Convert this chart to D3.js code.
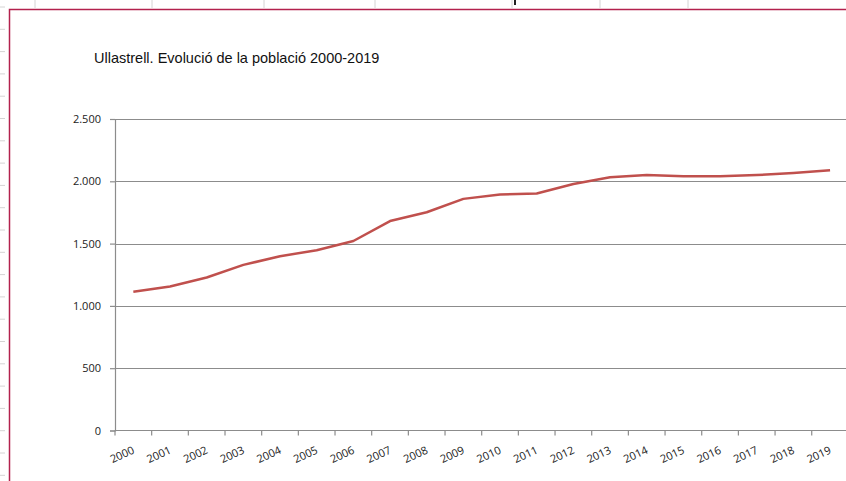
<!DOCTYPE html>
<html>
<head>
<meta charset="utf-8">
<script src="https://cdn.jsdelivr.net/npm/d3@7"></script>
<style>
    body { margin: 0; background: #fff; }
    svg { display: block; }
</style>
</head>
<body>
<div id="chart"></div>
<script>
// Data
const years = ["2000", "2001", "2002", "2003", "2004", "2005", "2006", "2007", "2008", "2009",
    "2010", "2011", "2012", "2013", "2014", "2015", "2016", "2017", "2018", "2019"];
const population = [1114, 1156, 1228, 1329, 1399, 1447, 1521, 1681, 1752, 1859,
    1894, 1902, 1978, 2032, 2050, 2040, 2040, 2050, 2066, 2088];
const yTicks = [0, 500, 1000, 1500, 2000, 2500];
const title = "Ullastrell. Evolució de la població 2000-2019";

function createLineChart() {
    const W = 846, H = 481;
    const plot = { left: 115, top: 119, bottom: 430.5, bandW: 36.67 };

    const svg = d3.select("#chart")
        .append("svg")
        .attr("width", W)
        .attr("height", H);

    // Spreadsheet background bits (row / column lines peeking out)
    svg.selectAll(".rowline")
        .data(d3.range(7, H, 22.3))
        .enter()
        .append("line")
        .attr("x1", 0).attr("x2", 5)
        .attr("y1", d => d).attr("y2", d => d)
        .attr("stroke", "#d4d4d4");

    svg.selectAll(".colline")
        .data([35, 152, 264, 375, 512, 600, 688])
        .enter()
        .append("line")
        .attr("x1", d => d).attr("x2", d => d)
        .attr("y1", 0).attr("y2", 8)
        .attr("stroke", "#d4d4d4");

    svg.append("rect")
        .attr("x", 514).attr("y", 0)
        .attr("width", 2).attr("height", 5)
        .attr("fill", "#222");

    // Chart frame
    svg.append("rect")
        .attr("x", 9.5)
        .attr("y", 9.5)
        .attr("width", W)
        .attr("height", H)
        .attr("fill", "#fff")
        .attr("stroke", "#b3214d")
        .attr("stroke-width", 1.5);

    // Title
    svg.append("text")
        .attr("x", 94)
        .attr("y", 63)
        .style("font-family", "'Liberation Sans', Arial, sans-serif")
        .style("font-size", "14.5px")
        .attr("fill", "#111")
        .text(title);

    // Scales
    const xScale = d3.scaleBand()
        .domain(years)
        .range([plot.left, plot.left + plot.bandW * years.length])
        .padding(0);

    const yScale = d3.scaleLinear()
        .domain([0, 2500])
        .range([plot.bottom, plot.top]);

    // Gridlines
    svg.selectAll(".grid")
        .data(yTicks.filter(d => d > 0))
        .enter()
        .append("line")
        .attr("x1", plot.left)
        .attr("x2", W)
        .attr("y1", d => Math.round(yScale(d)) + 0.5)
        .attr("y2", d => Math.round(yScale(d)) + 0.5)
        .attr("stroke", "#8c8c8c")
        .attr("stroke-width", 1.2);

    // Y axis
    const yAxis = svg.append("g")
        .attr("transform", `translate(${plot.left},0)`)
        .call(d3.axisLeft(yScale)
            .tickValues(yTicks)
            .tickSize(5)
            .tickPadding(9)
            .tickFormat(d => d3.format(",")(d).replace(/,/g, ".")));

    // X axis
    const xAxis = svg.append("g")
        .attr("transform", `translate(0,${plot.bottom})`)
        .call(d3.axisBottom(xScale).tickSize(0).tickFormat(d => d));

    xAxis.selectAll(".tick text")
        .attr("text-anchor", "end")
        .attr("transform", "translate(-1,16) rotate(-25)")
        .attr("dy", "0.35em");

    // Tick marks on band boundaries
    xAxis.selectAll(".bandtick")
        .data(d3.range(years.length + 1))
        .enter()
        .append("line")
        .attr("x1", i => plot.left + i * plot.bandW)
        .attr("x2", i => plot.left + i * plot.bandW)
        .attr("y1", 0)
        .attr("y2", 5)
        .attr("stroke", "#8c8c8c")
        .attr("stroke-width", 1.2);

    [yAxis, xAxis].forEach(ax => {
        ax.select(".domain").attr("stroke", "#8c8c8c").attr("stroke-width", 1.2);
        ax.selectAll(".tick line").attr("stroke", "#8c8c8c").attr("stroke-width", 1.2);
        ax.selectAll(".tick text")
            .style("font-family", "'Open Sans', sans-serif")
            .style("font-size", "11px")
            .attr("fill", "#222");
    });
    xAxis.select(".domain").attr("d", `M${plot.left},0H${W}`);

    // Population line
    const line = d3.line()
        .x((d, i) => xScale(years[i]) + xScale.bandwidth() / 2)
        .y(d => yScale(d));

    svg.append("path")
        .datum(population)
        .attr("d", line)
        .attr("fill", "none")
        .attr("stroke", "#c0504d")
        .attr("stroke-width", 2.5)
        .attr("stroke-linejoin", "round");
}

createLineChart();
</script>
</body>
</html>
--------------------------------
# Exercise task
With the pictures left out, restate word for word every line of the data above, from the first down to the line that contains "Evolució de la".

# Problem solution
Convert this chart to D3.js code.
<!DOCTYPE html>
<html>
<head>
<meta charset="utf-8">
<script src="https://cdn.jsdelivr.net/npm/d3@7"></script>
<style>
    body { margin: 0; background: #fff; }
    svg { display: block; }
</style>
</head>
<body>
<div id="chart"></div>
<script>
// Data
const years = ["2000", "2001", "2002", "2003", "2004", "2005", "2006", "2007", "2008", "2009",
    "2010", "2011", "2012", "2013", "2014", "2015", "2016", "2017", "2018", "2019"];
const population = [1114, 1156, 1228, 1329, 1399, 1447, 1521, 1681, 1752, 1859,
    1894, 1902, 1978, 2032, 2050, 2040, 2040, 2050, 2066, 2088];
const yTicks = [0, 500, 1000, 1500, 2000, 2500];
const title = "Ullastrell. Evolució de la població 2000-2019";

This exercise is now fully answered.